A Letter to My 8 Months Ago Self

Dear Emily,
Go to Whole Foods or Trader Joes right now. Eat everything. You really don’t understand how spoiled you are. Soon you’ll have to bike an hour just to buy bread or fruit or pasta. And those stores won’t have a prepared food section. Eat all the cheese and ice cream. Soon refrigeration will be out of the question except for special occasions.

Listen to Spotify as much as possible, maybe even when you’re sleeping. And Netflix. Even if you think you’ve watched too many Gilmore Girls reruns, you haven’t.

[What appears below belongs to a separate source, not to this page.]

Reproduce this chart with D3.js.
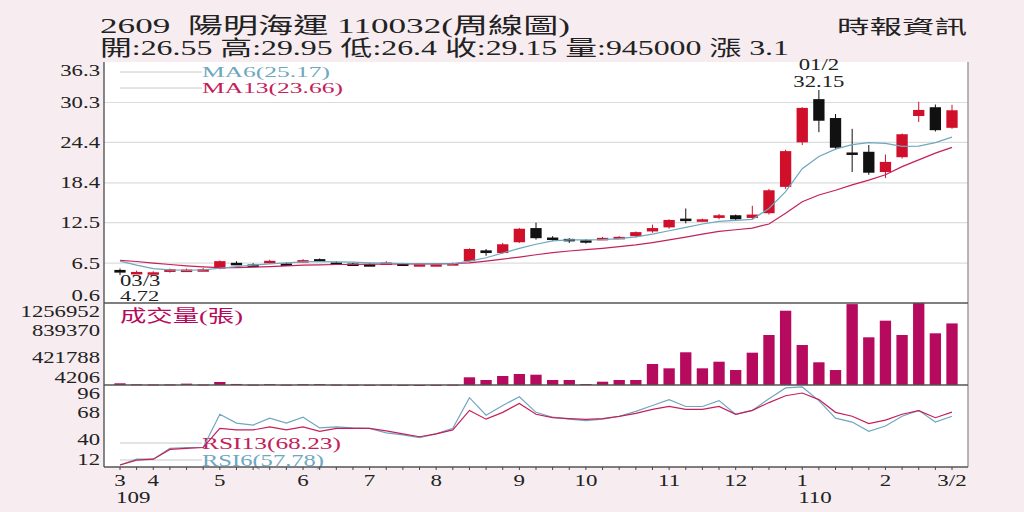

Enjoy your shower. Cherish it, actually. Appreciate how there isn’t always some sort of visible dirt on you. And you have a dishwasher. Lucky b*tch.

When you’re packing, stop stressing about what clothes to bring. Take out half the clothes and fill that space with more granola bars, grated parmesan, and tampons.

When you’re on the 15 hour plane ride, that’s probably not the best time to rewatch My Sister’s Keeper. You might have a meltdown in the tiny bathroom.

And when you have your first meal in Zambia, don’t embarrass yourself and eat the nshima with silverware. That’s absurd.

Don’t freak out when the men come to fit you for a bike. In no time you’ll go from an anxious, only-on-vacation-if-you-have-to biker to a full on, mountain biker. The dirt roads at home that were “too rough” are main roads compared to the bush paths you’ll frequent every day in the village.

Don’t worry that every minor irregularity in your body is undoubtedly malaria and will kill you. That being said, if you feel like you have to go to the bathroom immediately and your stomach is making noises, run. Even if you have to use a stranger’s toilet or the bushes behind a police checkpoint.

Before you leave, wear all of your short dresses and skirts. Every day. In Zambia, any thighs or knees showing will make you feel scandalous, naked, and like your host family is going to rush into your house with a Bible.

Phone anxiety is going to be a big part of your life. These are some questions that will occupy your mind- How much battery is left? How long will it last? What’s the best plan for solar charging today? Will there even be sun? Will the cows trample over my solar charger?

You’re going to experience more moods in one day, sometimes in one hour, than you thought possible. You’ll push through though and be a relatively stable human.

The first time you see corporal punishment it’ll shock you and make you want to run away. But months later when it happens at your school, to your kids, you’ll know that the only thing you can do in that moment is walk in after it’s over, break the stick in half, throw it outside, and say, “I don’t like sticks in my classroom,” then start teaching about multiplying integers.

Washing pots with dirt is going to sound crazy and counterintuitive, but the village women and girls know what’s up. Trust them. Let them laugh at you and your flimsy sponge.

Get a cat right away because not only will she be a necessary companion, but the longer you wait, the more mice will terrorize your sleep. And when she gets pregnant and starts delivering her 6 kittens in your bed in the middle of the night when your solar light is dying, a frantic Wiki-How search will explain everything.

You’re going to be the muzungu (white person) of the village. You’ll always be the muzungu, even if you get a gold star in integration, even if they call you Emily. Keep in mind that the term is far from insulting and often it’s just a means of identification. And when it does carry weight, those implications are overwhelmingly positive. Girl, you’re a privileged other.

Lastly, take a good look around at what your life is like, what you’re like. Because once you get to Zambia you’ll have moments every day when you’re astonished, seriously blown away, by how drastically all that has changed, how much you’ve changed, and how, for the most part, you’ve grown very accustomed to that immeasurable change.